Thursday, 6 December 2012

Campaigns can be to blame

Excellent piece here by Nate Silver, pointing out that when internal polls are wrong, it's often the fault of the campaign itself:
Pollsters can expect to take their share of blame when their campaigns lose, and this year has been no exception. Not long after Barack Obama and Democrats had a strong night on Nov. 6, Republicans began to complain publicly that the polls conducted by their campaigns and by affiliated groups implied considerably more optimistic outcomes for them than actually occurred.
Perhaps these Republicans shouldn’t have been so surprised. When public polls conducted by independent organizations clash with the internal polls released by campaigns, the public polls usually prove more reliable.
Take, for example, the gubernatorial recall election in Wisconsin earlier this year. Independent polls had the Republican incumbent, Scott Walker, favored to retain his office by about six percentage points. A series of polls conducted for Democratic groups showed a roughly tied race instead.
Mr. Walker in fact won by seven points: the independent polls called the outcome almost exactly, while the internal polls were far from the mark.
Cases like these are fairly typical. My database of campaign polls released to the public in United States House races found that they were about six points more favorable to their candidate than independent surveys on average — and that they were typically less accurate in the end.
 It goes further to say:
But sometimes, internal polls make their way to the public through leaks that are not authorized by the campaigns. Or reporters and analysts may see the “real” numbers, or reasonably explicit characterizations of them, on background, on the condition that they not report them. (I saw some of the Obama campaign’s internal polling in 2008, along with that of some other Republican and Democratic campaigns in a few instances over the years.)

Perhaps these internal polls are more accurate?

My experience has been that these polls can also exaggerate the standing of their candidate, if perhaps not by quite as large a margin as those that are authorized for an on-the-record release. An interesting example of this comes from Noam Scheiber of The New Republic, who says he received data on Mr. Romney’s internal polling in six states from an aide to Mr. Romney’s campaign. In addition, Mr. Romney’s chief pollster, Neil Newhouse, disclosed the campaign’s polling to Mr. Scheiber in a seventh state, Ohio.

On average, the polls had Mr. Obama ahead by just one point between the seven states. They had Mr. Obama trailing in Colorado and New Hampshire and tied with Mr. Romney in Iowa.
The most interesting part though is about the mismatches which organisations generate willfully:
Our self-perceptions are very often more optimistic than the reality; 80 percent of people think they are above-average drivers, for example.

These problems can be worse when we join together to form businesses or organizations. Honest self-assessment is a challenge for any business, and it is one reason that management consultants are sometimes engaged at considerable expense to provide a supposedly more objective and unbiased take on the state of the organization’s operations. (Much of Mr. Romney’s success in business, of course, came precisely because he was able to identify companies whose organizational cultures prevented them from functioning efficiently.)
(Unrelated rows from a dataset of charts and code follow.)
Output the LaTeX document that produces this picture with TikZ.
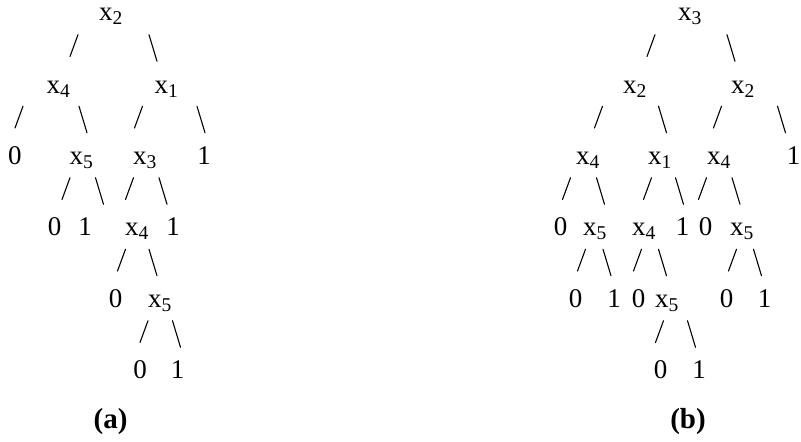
\documentclass[tikz,border=0pt]{standalone}
\usepackage{fontspec}
\setmainfont{Liberation Serif}
\usepackage{tikz}
\newcommand{\treefont}{\fontsize{27}{32}\selectfont}
\newcommand{\xs}[1]{x\raisebox{-4.5pt}{\fontsize{19.5}{20}\selectfont #1}}
\tikzset{
  var/.style={inner sep=0pt, anchor=base west, font=\treefont},
  leaf/.style={inner sep=0pt, anchor=base, font=\treefont},
  caption/.style={inner sep=0pt, anchor=base, font=\fontsize{29}{34}\selectfont\bfseries},
  slash/.style={line width=1.1pt, line cap=round, black}
}
\begin{document}
\begin{tikzpicture}[x=1pt,y=-1pt]
  \useasboundingbox (0,0) rectangle (801,442);

  % tree (a)
  \node[var] (a) at (99,20) {\xs{2}};
  \node[var] (aL) at (46.5,93) {\xs{4}};
  \node[var] (aR) at (154.5,93) {\xs{1}};
  \node[leaf] (aLL) at (15,164) {0};
  \node[var] (aLR) at (69.5,164) {\xs{5}};
  \node[var] (aRL) at (133,164) {\xs{3}};
  \node[leaf] (aRR) at (204,164) {1};
  \node[leaf] (aLRL) at (54.5,235) {0};
  \node[leaf] (aLRR) at (85,235) {1};
  \node[var] (aRLL) at (125,235) {\xs{4}};
  \node[leaf] (aRLR) at (173,235) {1};
  \node[leaf] (aRLLL) at (115.5,307) {0};
  \node[var] (aRLLR) at (148,307) {\xs{5}};
  \node[leaf] (aRLLRL) at (140,378) {0};
  \node[leaf] (aRLLRR) at (177.5,378) {1};
  \node[caption] (capa) at (110.5,428) {(a)};

  % tree (b)
  \node[var] (b) at (678,20) {\xs{3}};
  \node[var] (bL) at (623,93) {\xs{2}};
  \node[var] (bR) at (731,93) {\xs{2}};
  \node[var] (bLL) at (576,164) {\xs{4}};
  \node[var] (bLR) at (648,164) {\xs{1}};
  \node[var] (bRL) at (707,164) {\xs{4}};
  \node[leaf] (bRR) at (793.5,164) {1};
  \node[leaf] (bLLL) at (560.5,235) {0};
  \node[var] (bLLR) at (583,235) {\xs{5}};
  \node[var] (bLRL) at (632,235) {\xs{4}};
  \node[leaf] (bLRR) at (682.5,235) {1};
  \node[leaf] (bRLL) at (705.5,235) {0};
  \node[var] (bRLR) at (730,235) {\xs{5}};
  \node[leaf] (bLLRL) at (575.5,307) {0};
  \node[leaf] (bLLRR) at (614,307) {1};
  \node[leaf] (bLRLL) at (638.5,307) {0};
  \node[var] (bLRLR) at (655,307) {\xs{5}};
  \node[leaf] (bRLRL) at (726.5,307) {0};
  \node[leaf] (bRLRR) at (764.5,307) {1};
  \node[leaf] (bLRLRL) at (660.5,378) {0};
  \node[leaf] (bLRLRR) at (699,378) {1};
  \node[caption] (capb) at (688,428) {(b)};

  % left branches  /
  \foreach \cx/\by in {74/56.5, 19/128, 138.5/128, 66/199.5, 129.5/199.5,
      121.5/271, 144/342.5,
      651/56.5, 598.5/128, 717.5/128, 566.5/199.5, 647.5/199.5, 702.5/199.5,
      581.5/271, 637.5/271, 732.5/271, 659.5/342.5}
    \draw[slash] (\cx+4,\by-21.8) -- (\cx-4,\by);
  % right branches  \
  \foreach \cx/\by in {153/56.5, 83/128, 201/128, 99.5/199.5, 163/199.5,
      153/271, 176.5/342.5,
      731/56.5, 662.5/128, 781.5/128, 600.5/199.5, 679.5/199.5, 736/199.5,
      607/271, 662.5/271, 757.5/271, 691.5/342.5}
    \draw[slash] (\cx-4,\by-21.8) -- (\cx+4,\by+4.8);
\end{tikzpicture}
\end{document}
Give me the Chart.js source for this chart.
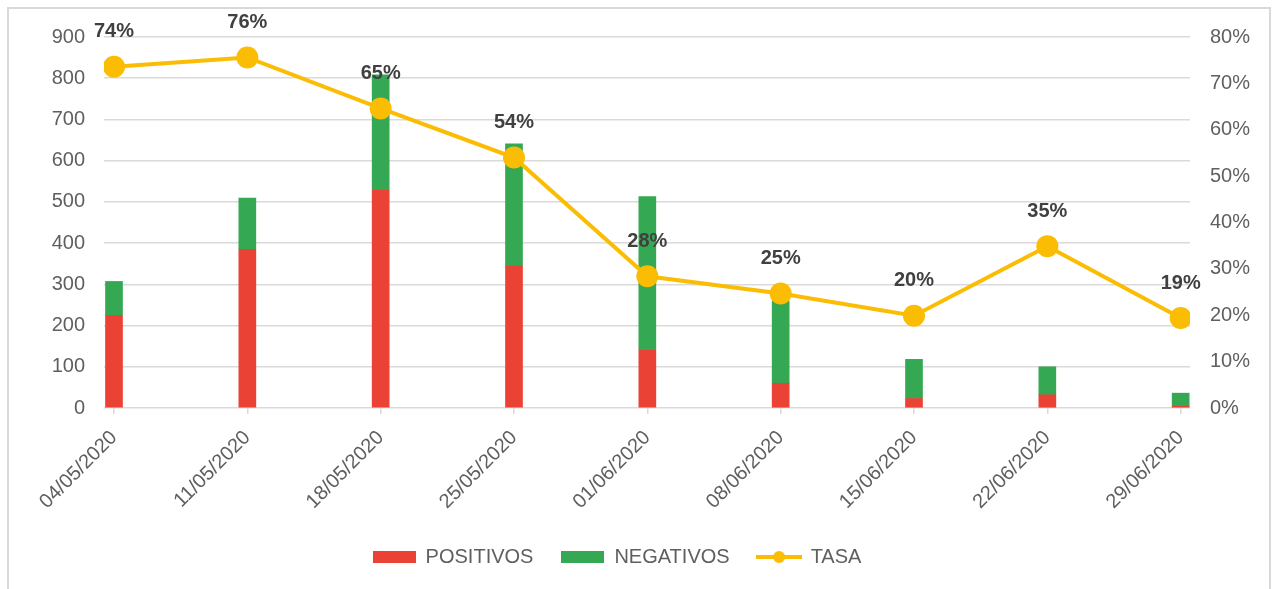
<!DOCTYPE html>
<html>
<head>
<meta charset="utf-8">
<script src="https://cdn.jsdelivr.net/npm/chart.js@4"></script>
<style>
  html, body { margin: 0; padding: 0; background: #ffffff; }
  #wrap { position: relative; width: 1272px; height: 589px; overflow: hidden; background: #fff; }
  #frame { position: absolute; left: 7px; top: 7px; width: 1260px; height: 600px; border: 2px solid #d9d9d9; pointer-events: none; }
  canvas { position: absolute; left: 0; top: 0; }
</style>
</head>
<body>
<div id="wrap">
  <canvas id="c" width="1272" height="589"></canvas>
  <div id="frame"></div>
</div>
<script>
// ---- data ----
const categories = ['04/05/2020', '11/05/2020', '18/05/2020', '25/05/2020', '01/06/2020', '08/06/2020', '15/06/2020', '22/06/2020', '29/06/2020'];
const positivos = [224, 385, 528, 344, 142, 60, 23, 32, 4];
const negativos = [83, 124, 280, 297, 371, 200, 95, 68, 32];
const tasa = [73.6, 75.6, 64.6, 54.0, 28.4, 24.7, 19.9, 34.9, 19.4];
const leftMax = 900, leftStep = 100;
const rightMax = 80, rightStep = 10;
const seriesNames = ['POSITIVOS', 'NEGATIVOS', 'TASA'];

const RED = '#ea4335', GREEN = '#34a853', YELLOW = '#fbbc04';
const FONT = '"Liberation Sans", Arial, sans-serif';
const TXT = '#5f5f5f';

function rectIcon(color) {
  const c = document.createElement('canvas');
  c.width = 43; c.height = 12;
  const g = c.getContext('2d');
  g.fillStyle = color; g.fillRect(0, 0, 43, 12);
  return c;
}
function lineIcon(color) {
  const c = document.createElement('canvas');
  c.width = 46; c.height = 14;
  const g = c.getContext('2d');
  g.strokeStyle = color; g.lineWidth = 4;
  g.beginPath(); g.moveTo(0, 7); g.lineTo(46, 7); g.stroke();
  g.fillStyle = color; g.beginPath(); g.arc(23, 7, 6, 0, Math.PI * 2); g.fill();
  return c;
}
const icons = [rectIcon(RED), rectIcon(GREEN), lineIcon(YELLOW)];

const xy = arr => arr.map((v, i) => ({ x: i, y: v }));

const labelPlugin = {
  id: 'tasaLabels',
  afterDatasetsDraw(chart) {
    const meta = chart.getDatasetMeta(2);
    const ctx = chart.ctx;
    ctx.save();
    ctx.font = 'bold 20px ' + FONT;
    ctx.fillStyle = '#404040';
    ctx.textAlign = 'center';
    ctx.textBaseline = 'middle';
    meta.data.forEach((pt, i) => {
      ctx.fillText(Math.round(tasa[i]) + '%', pt.x, pt.y - 35);
    });
    ctx.restore();
  }
};

// shift the legend block slightly left, as in the reference
const legendShift = {
  id: 'legendShift',
  afterLayout(chart) {
    const lg = chart.legend;
    if (!lg) return;
    lg.left -= 19; lg.right -= 19;
    if (lg.legendHitBoxes) lg.legendHitBoxes.forEach(b => { b.left -= 19; });
  }
};

new Chart(document.getElementById('c'), {
  type: 'bar',
  data: {
    datasets: [
      { label: seriesNames[0], data: xy(positivos), backgroundColor: RED, barThickness: 17, yAxisID: 'y', order: 2 },
      { label: seriesNames[1], data: xy(negativos), backgroundColor: GREEN, barThickness: 17, yAxisID: 'y', order: 2 },
      { type: 'line', label: seriesNames[2], data: xy(tasa), borderColor: YELLOW, backgroundColor: YELLOW,
        borderWidth: 4, pointRadius: 11, pointHoverRadius: 11, pointBackgroundColor: YELLOW, pointBorderWidth: 0,
        tension: 0, yAxisID: 'y1', order: 1 }
    ]
  },
  options: {
    responsive: false,
    animation: false,
    layout: { padding: { top: 37, left: 0, right: 0, bottom: 12 } },
    plugins: {
      tooltip: { enabled: false },
      legend: {
        position: 'bottom',
        labels: {
          usePointStyle: true,
          pointStyleWidth: 43,
          padding: 28,
          color: TXT,
          font: { family: FONT, size: 20 },
          generateLabels: () => seriesNames.map((n, i) => ({
            text: n, pointStyle: icons[i], datasetIndex: i, fillStyle: 'transparent',
            strokeStyle: 'transparent', lineWidth: 0, hidden: false, fontColor: TXT
          }))
        }
      }
    },
    scales: {
      x: {
        type: 'linear',
        offset: false,
        min: -0.075,
        max: 8.07,
        stacked: true,
        afterFit: s => { s.height = 111; },
        border: { display: false },
        grid: { offset: false, drawOnChartArea: false, drawTicks: true, tickLength: 6, color: '#d9d9d9', lineWidth: 1.5 },
        ticks: {
          stepSize: 1, includeBounds: false, autoSkip: false,
          maxRotation: 45, minRotation: 45, padding: 12,
          color: TXT, font: { family: FONT, size: 20 },
          callback: v => (Number.isInteger(v) && categories[v]) ? categories[v] : ''
        }
      },
      y: {
        position: 'left',
        stacked: true,
        min: 0, max: leftMax,
        afterFit: s => { s.width = 104; },
        border: { display: false },
        grid: { color: '#dadada', lineWidth: 1.5, drawTicks: false },
        ticks: { stepSize: leftStep, padding: 19, color: TXT, font: { family: FONT, size: 20 } }
      },
      y1: {
        position: 'right',
        min: 0, max: rightMax,
        afterFit: s => { s.width = 82; },
        border: { display: false },
        grid: { display: false, drawTicks: false },
        ticks: { stepSize: rightStep, padding: 20, color: TXT, font: { family: FONT, size: 20 }, callback: v => v + '%' }
      }
    }
  },
  plugins: [labelPlugin, legendShift]
});
</script>
</body>
</html>
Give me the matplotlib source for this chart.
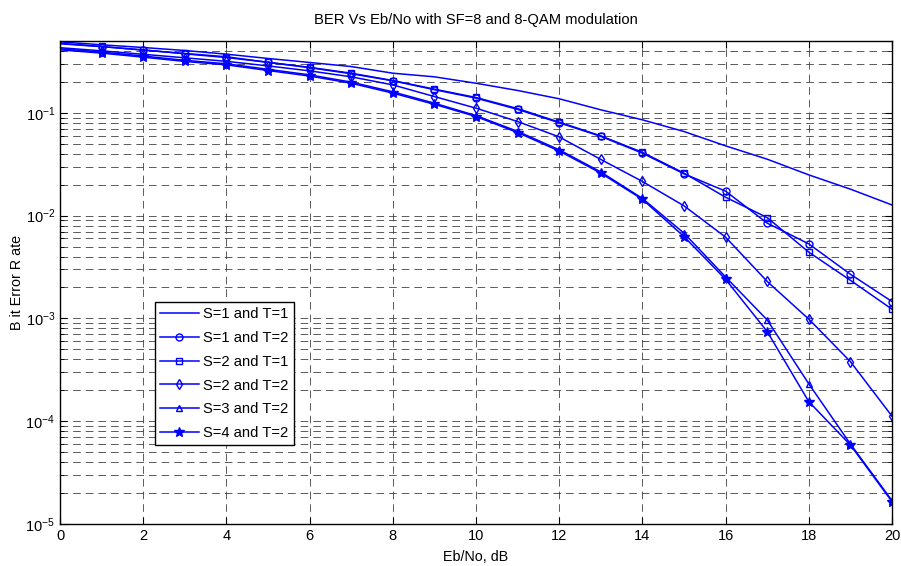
import matplotlib
matplotlib.use("Agg")
import matplotlib.pyplot as plt
import numpy as np

plt.rcParams["font.family"] = ["Liberation Sans", "DejaVu Sans"]
plt.rcParams["lines.scale_dashes"] = False

snr = np.arange(0, 21)

ber_s1_t1 = [0.49, 0.459, 0.432, 0.404, 0.372, 0.338, 0.309, 0.282, 0.243, 0.224, 0.194,
             0.165, 0.137, 0.107, 0.0855, 0.0658, 0.0477, 0.0354, 0.0249, 0.0181, 0.0127]
ber_s1_t2 = [0.47, 0.44, 0.41, 0.375, 0.345, 0.31, 0.275, 0.24, 0.205, 0.168, 0.139,
             0.108, 0.080, 0.059, 0.0405, 0.0255, 0.0173, 0.00845, 0.00531, 0.00269, 0.00146]
ber_s2_t1 = [0.474, 0.442, 0.407, 0.378, 0.351, 0.310, 0.277, 0.243, 0.206, 0.170, 0.141,
             0.110, 0.0812, 0.0597, 0.0413, 0.0259, 0.0151, 0.00957, 0.00441, 0.00235, 0.00123]
ber_s2_t2 = [0.430, 0.401, 0.371, 0.343, 0.317, 0.286, 0.256, 0.224, 0.187, 0.144, 0.111,
             0.0823, 0.0583, 0.0352, 0.0215, 0.01245, 0.00617, 0.00229, 0.000984, 0.00038, 0.000112]
ber_s3_t2 = [0.42, 0.39, 0.357, 0.324, 0.30, 0.265, 0.234, 0.199, 0.16, 0.124, 0.094,
             0.066, 0.0437, 0.0266, 0.0147, 0.00675, 0.00253, 0.000966, 0.000231, 0.000060, 0.0000169]
ber_s4_t2 = [0.410, 0.381, 0.348, 0.316, 0.293, 0.258, 0.228, 0.194, 0.1555, 0.121, 0.092,
             0.0643, 0.0425, 0.0259, 0.0144, 0.00625, 0.0024, 0.000745, 0.000155, 0.0000587, 0.0000165]

fig = plt.figure(figsize=(9.01, 5.66), dpi=100)
ax = fig.add_axes([0.0666, 0.0742, 0.9234, 0.8534])

blue = (0, 0, 1)
kw = dict(color=blue, lw=1.1, markersize=5, markerfacecolor="none",
          markeredgewidth=1.0, markevery=slice(1, None))
ax.semilogy(snr, ber_s1_t1, color=blue, lw=1.1, label="S=1 and T=1")
ax.semilogy(snr, ber_s1_t2, marker="o", label="S=1 and T=2", **kw)
ax.semilogy(snr, ber_s2_t1, marker="s", label="S=2 and T=1", **kw)
ax.semilogy(snr, ber_s2_t2, marker="d", label="S=2 and T=2", **{**kw, "markersize": 5.5})
ax.semilogy(snr, ber_s3_t2, marker="^", label="S=3 and T=2", **kw)
ax.semilogy(snr, ber_s4_t2, marker="*", label="S=4 and T=2",
            **{**kw, "markersize": 7, "markerfacecolor": blue})

ax.set_xlim(0, 20)
ax.set_ylim(1e-5, 0.5)
ax.set_xticks(np.arange(0, 21, 2))

dash = (0, (5.5, 3.6))
ax.grid(True, which="major", color="0.25", lw=0.6, linestyle=dash)
ax.grid(True, which="minor", axis="y", color="0.25", lw=0.6, linestyle=dash)
ax.tick_params(which="both", direction="in", top=True, right=True, labelsize=10.5)
ax.tick_params(which="major", length=5)
ax.tick_params(which="minor", length=3)
for sp in ax.spines.values():
    sp.set_linewidth(1.0)

ax.set_title("BER Vs Eb/No with SF=8 and 8-QAM modulation", fontsize=10.6, pad=12)
ax.set_xlabel("Eb/No, dB", fontsize=10.3, labelpad=5)
ax.set_ylabel("B it Error R ate", fontsize=10.3, labelpad=1)

leg = ax.legend(loc="lower left", bbox_to_anchor=(0.1055, 0.148), fontsize=10.6,
                frameon=True, fancybox=False, edgecolor="black", framealpha=1,
                handlelength=2.6, labelspacing=0.66, borderpad=0.35, handletextpad=0.3)
leg.get_frame().set_linewidth(1.0)

fig.savefig("out.png", dpi=100)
A pollster working within a campaign may face a variety of perverse incentives that compete with his ability to produce the most accurate possible results to his candidate. He may worry about harming the morale of the candidate or the campaign if he delivers bad news. Or he may be worried that the campaign will no longer be interested in his services if the candidate feels the race is hopeless.
Groupthink and confirmation bias are also risks in any organization, particularly under the stress of the end stages of a political campaign.
Allowing mismatches to exist without analysis is fundamentally unacceptable, particularly when the stakes are so high.

1 comment:

  1. This is a well-known bias in research - the tendency to confirm your already held beliefs by skewing the data in your favor or explaining it in some bafflingly positive way.